As an Appalachian roots band, Hiss Golden Messenger started as mostly apolitical, but social commentary has come to the forefront of their most recent releases. I saw Hiss Golden Messenger perform at an arts center shortly after Trump’s first inauguration, and, despite the band’s best efforts, the mood was despondent. Fast forward a few years, and they were opening for Jason Isbell at an amphitheater, which was an entirely different experience. Taylor has the chops to walk a fine line between tolerance and outrage. 

Hiss Golden Messenger – In the Middle of It

There is a down-home sentimentality to the group that suggests humble beginnings and the unlikely prospect of mass appeal. Taylor has eased into his role as a musician’s musician, an artist big enough for guest contributions from Bruce Hornsby, Sam Beam, Sara Watkins, Eric D. Johnson, and Griff and Taylor Goldsmith (among others), yet never at risk of becoming a household name.  

I’m People is comprised of many complex, messy, and wonderful things. According to Taylor, the songwriting process was painstaking. The songs were about running toward and away from things. Listeners find him “rummaging through scrap heaps of the heart, breaking and making and breaking again”. Throughout the record, he doesn’t shy away from this vulnerability. 

His Golden Messenger’s manner of depicting two seemingly disparate things at once is nothing new. Go back to “Mahogany Dread” (still, for my money, his most stirring statement) and hear an artist working through regret while celebrating life, or even further back to “O Little Light”, which speaks about the surrounding beauty in the face of oppression.  

The tracks are indebted to places (Mexico City, Seneca, the Bye & Bye, and other stages and bars) and the dynamic people that inhabit them. Fittingly, the album fades-in—effectively dropping listeners in on the action—with the single “In the Middle of It”, an up-tempo number that feels like traveling. 

Hiss Golden Messenger – Shaky Eyes

Community serves as a way to combat what ails us. There is something unifying about being in this thing together. Lyrics from “Heavy World” (“Storms in the East, fires in the West / I can’t tell who’s in and who’s out / Some tried to storm the castle with a bucket on their head / And a frying pan”) capture how disorienting everything is. We are all just trying to make sense of the world, or, more poetically: “Truth, lies, magic, faith / I’ve been trying to find the missing link in the chain.”  

Taylor wanted the songwriting to sound effortless. Mostly, he achieved that goal at the risk of sounding too polished in places. The downtempo numbers, enriched by various instrumentation (bongos, horns, fiddle), create a mood that’s subdued. In “Gabriel”, the brushed percussion, keys, and lilting vocals approach the most cloying ends of the Americana spectrum.

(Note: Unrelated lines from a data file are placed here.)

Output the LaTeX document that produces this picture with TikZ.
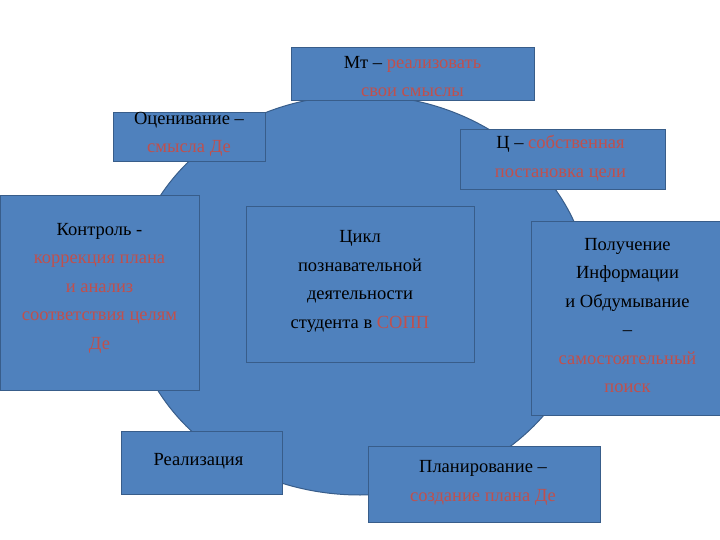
\documentclass[tikz,border=0pt]{standalone}
\usepackage{fontspec}
\usetikzlibrary{shapes.geometric}
\setmainfont{Liberation Serif}
\begin{document}
\begin{tikzpicture}[x=1pt,y=-1pt,
  box/.style={draw=bordc,fill=fillc,line width=1pt,inner sep=0pt},
  txt/.style={align=center,font=\fontsize{18.5}{28.5}\selectfont,inner sep=0pt}]
\definecolor{fillc}{HTML}{4F81BD}
\definecolor{bordc}{HTML}{385D8A}
\definecolor{redc}{HTML}{C0504D}
\useasboundingbox (0,0) rectangle (720,540);
\node[box,ellipse,minimum width=460pt,minimum height=400pt] (circ) at (360,295) {};
\newcommand{\bx}[5]{\node[box,minimum width=#3pt,minimum height=#4pt] (#1) at (#2) {};}
\bx{mt}{412.5,74.5}{243}{53}{}
\bx{oc}{189,137.5}{152}{49}{}
\bx{ts}{562.5,160}{205}{60}{}
\bx{ko}{99.5,293}{199}{194}{}
\bx{ce}{360,284.5}{228}{155}{}
\bx{po}{625.5,318.5}{189}{193}{}
\bx{re}{201.5,462.5}{161}{63}{}
\bx{pl}{484,484}{232}{76}{}
\node[txt] (tmt) at ([yshift=-2pt]mt.center) {Мт – \textcolor{redc}{реализовать}\\\textcolor{redc}{свои смыслы}};
\node[txt] (toc) at ([yshift=3pt]oc.center) {Оценивание –\\\textcolor{redc}{смысла Де}};
\node[txt] (tts) at ([xshift=-2pt,yshift=2pt]ts.center) {Ц – \textcolor{redc}{собственная}\\\textcolor{redc}{постановка цели}};
\node[txt] (tko) at ([xshift=0pt,yshift=5pt]ko.center) {Контроль -\\\textcolor{redc}{коррекция плана}\\\textcolor{redc}{и анализ}\\\textcolor{redc}{соответствия целям}\\\textcolor{redc}{Де}};
\node[txt] (tce) at ([yshift=3pt]ce.center) {Цикл\\познавательной\\деятельности\\студента в \textcolor{redc}{СОПП}};
\node[txt] (tpo) at ([xshift=2pt,yshift=3pt]po.center) {Получение\\Информации\\и Обдумывание\\–\\\textcolor{redc}{самостоятельный}\\\textcolor{redc}{поиск}};
\node[txt] (tre) at ([xshift=-3pt,yshift=1pt]re.center) {Реализация};
\node[txt] (tpl) at ([xshift=-1pt,yshift=1pt]pl.center) {Планирование –\\\textcolor{redc}{создание плана Де}};
\end{tikzpicture}
\end{document}
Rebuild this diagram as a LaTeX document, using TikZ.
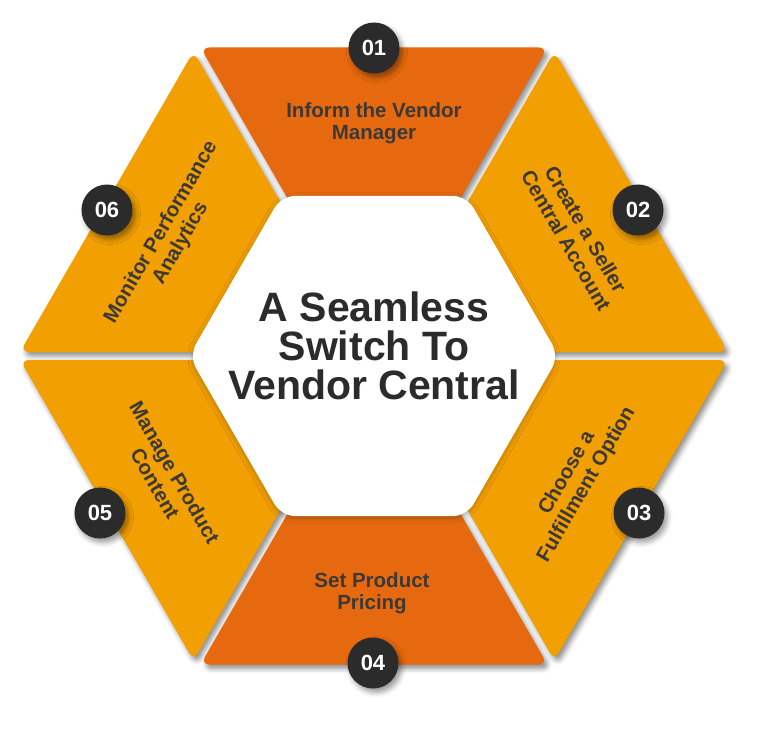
\documentclass[tikz,border=0pt]{standalone}
\usepackage{fontspec}
\setmainfont{Liberation Sans}
\usetikzlibrary{calc,shadows.blur}
\definecolor{dorange}{HTML}{E6690F}
\definecolor{lorange}{HTML}{F29F02}
\definecolor{badge}{HTML}{2B2B2B}
\definecolor{segtext}{HTML}{3C3935}
\definecolor{titletext}{HTML}{2B2B2B}
\tikzset{
  segshadow/.style={blur shadow={shadow xshift=3pt,shadow yshift=-4pt,shadow blur radius=5pt,shadow opacity=45}},
  segshape/.style={rounded corners=9pt},
  badgenode/.style={circle, fill=badge, minimum size=51pt, inner sep=0pt, text=white,
    font=\bfseries\fontsize{22}{24}\selectfont,
    blur shadow={shadow xshift=3pt,shadow yshift=-4pt,shadow blur radius=5pt,shadow opacity=40}},
  segtitle/.style={align=center, text=segtext, font=\bfseries\fontsize{20.5}{22.5}\selectfont},
  maintitle/.style={align=center, text=titletext, font=\bfseries\fontsize{41}{39}\selectfont},
}
\newcommand{\segpath}[2]{% #1 = start angle, #2 = options
  \pgfmathsetmacro\sb{#1+60}
  \path[segshape,#2] ($(#1:354)+(#1+90:4)$) -- ($(\sb:354)+(\sb-90:4)$)
     -- ($(\sb:165)+(\sb-90:4)$) -- ($(#1:165)+(#1+90:4)$) -- cycle;
}
\begin{document}
\begin{tikzpicture}[x=1pt,y=1pt]
\useasboundingbox (-374,-378) rectangle (394,356);
% shadows first
\foreach \a in {60,0,-60,-120,-180,120} {\segpath{\a}{segshadow}}
% segment fills
\segpath{60}{fill=dorange}
\segpath{0}{fill=lorange}
\segpath{-60}{fill=lorange}
\segpath{-120}{fill=dorange}
\segpath{-180}{fill=lorange}
\segpath{120}{fill=lorange}
% inner white hexagon
\path[fill=white, rounded corners=14pt,
  blur shadow={shadow xshift=0pt,shadow yshift=-2pt,shadow blur radius=5pt,shadow opacity=25}]
  (0:185) -- (60:185) -- (120:185) -- (180:185) -- (240:185) -- (300:185) -- cycle;
\node[maintitle] (title) at (0,10) {A Seamless\\Switch To\\Vendor Central};
% segment texts
\node[segtitle] (t1) at (0,233) {Inform the Vendor\\Manager};
\node[segtitle, rotate=-60] (t2) at (202,121) {Create a Seller\\Central Account};
\node[segtitle, rotate=60] (t3) at (203,-123) {Choose a\\Fulfillment Option};
\node[segtitle] (t4) at (-2,-237) {Set Product\\Pricing};
\node[segtitle, rotate=-60] (t5) at (-209,-122) {Manage Product\\Content};
\node[segtitle, rotate=60] (t6) at (-203,118) {Monitor Performance\\Analytics};
% badges
\node[badgenode] (b1) at (0,308) {01};
\node[badgenode] (b2) at (264,146) {02};
\node[badgenode] (b3) at (265,-157) {03};
\node[badgenode] (b4) at (-1,-307) {04};
\node[badgenode] (b5) at (-274,-157) {05};
\node[badgenode] (b6) at (-267,146) {06};
\end{tikzpicture}
\end{document}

The same can be said of “Seneca”, which eases along leisurely in line with its steel guitar. “Depends on the River,” the moving spiritual that closes the album, proves the exception. 

The compositions sound most vibrant when they’re celebratory, as on their second single, “Shaky Eyes”. In addition, “Spirit Love” jams. The track that locks into a groove that could extend beyond the wailing guitar solo that culminates the number. Another standout, “Last Orders,” is steeped in a freewheeling rock-and-gospel tradition that traces its roots back through the Black Crowes and the Rolling Stones to those seminal artists.  

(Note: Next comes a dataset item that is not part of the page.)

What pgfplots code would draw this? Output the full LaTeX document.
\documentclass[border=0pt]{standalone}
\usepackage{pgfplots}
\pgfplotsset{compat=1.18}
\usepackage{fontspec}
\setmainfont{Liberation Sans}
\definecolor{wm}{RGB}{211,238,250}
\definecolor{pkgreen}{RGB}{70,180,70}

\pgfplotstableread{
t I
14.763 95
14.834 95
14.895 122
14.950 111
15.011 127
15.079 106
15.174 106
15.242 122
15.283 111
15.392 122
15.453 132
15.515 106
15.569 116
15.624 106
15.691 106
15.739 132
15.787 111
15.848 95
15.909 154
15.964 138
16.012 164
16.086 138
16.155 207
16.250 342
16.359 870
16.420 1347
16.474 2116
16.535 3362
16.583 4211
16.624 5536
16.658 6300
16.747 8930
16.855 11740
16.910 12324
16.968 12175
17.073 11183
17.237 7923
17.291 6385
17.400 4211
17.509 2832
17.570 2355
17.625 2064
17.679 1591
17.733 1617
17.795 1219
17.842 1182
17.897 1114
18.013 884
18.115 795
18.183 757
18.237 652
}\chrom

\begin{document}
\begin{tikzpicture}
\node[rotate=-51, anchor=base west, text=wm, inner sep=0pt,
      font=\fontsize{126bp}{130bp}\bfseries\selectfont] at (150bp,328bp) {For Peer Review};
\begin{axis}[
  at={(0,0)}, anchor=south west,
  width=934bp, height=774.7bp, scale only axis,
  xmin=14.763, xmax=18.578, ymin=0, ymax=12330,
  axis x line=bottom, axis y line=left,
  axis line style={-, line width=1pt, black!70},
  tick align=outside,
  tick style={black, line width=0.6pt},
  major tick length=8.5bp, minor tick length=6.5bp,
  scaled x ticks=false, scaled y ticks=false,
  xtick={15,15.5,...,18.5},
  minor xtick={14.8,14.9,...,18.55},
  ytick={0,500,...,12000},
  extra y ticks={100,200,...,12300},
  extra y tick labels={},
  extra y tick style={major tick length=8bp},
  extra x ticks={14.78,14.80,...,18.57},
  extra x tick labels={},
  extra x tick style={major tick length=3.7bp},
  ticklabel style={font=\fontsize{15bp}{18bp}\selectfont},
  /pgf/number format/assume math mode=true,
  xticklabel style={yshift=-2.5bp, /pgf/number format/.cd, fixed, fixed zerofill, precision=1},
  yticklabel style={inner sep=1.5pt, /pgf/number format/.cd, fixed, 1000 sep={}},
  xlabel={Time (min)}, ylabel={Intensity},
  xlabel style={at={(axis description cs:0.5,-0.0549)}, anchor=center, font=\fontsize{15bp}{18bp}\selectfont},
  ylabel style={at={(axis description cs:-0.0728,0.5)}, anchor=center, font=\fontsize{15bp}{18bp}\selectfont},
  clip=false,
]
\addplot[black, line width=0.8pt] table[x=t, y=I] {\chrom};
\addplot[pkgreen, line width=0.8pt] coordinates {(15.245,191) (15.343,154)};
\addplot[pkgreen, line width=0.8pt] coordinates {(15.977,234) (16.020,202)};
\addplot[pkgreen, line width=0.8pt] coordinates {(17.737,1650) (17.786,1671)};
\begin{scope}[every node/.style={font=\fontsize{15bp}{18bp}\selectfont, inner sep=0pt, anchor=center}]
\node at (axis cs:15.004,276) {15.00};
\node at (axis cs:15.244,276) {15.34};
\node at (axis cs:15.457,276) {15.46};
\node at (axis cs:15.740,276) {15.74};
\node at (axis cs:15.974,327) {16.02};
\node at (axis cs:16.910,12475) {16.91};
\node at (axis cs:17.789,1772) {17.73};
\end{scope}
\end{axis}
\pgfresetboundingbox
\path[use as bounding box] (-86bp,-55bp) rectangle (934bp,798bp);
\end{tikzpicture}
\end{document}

Hiss Golden Messenger remain caught between two worlds. They seek to confront the complexities and contradictions that shape our lives. However, their principal songwriter would feel right at home kicking off his boots and making music in a circle of friends. Throughout the ebbs and flows of I’m People, that’s the dynamic at play. When the music ends, there is some solace in knowing somebody else is out there trying to make sense of it all.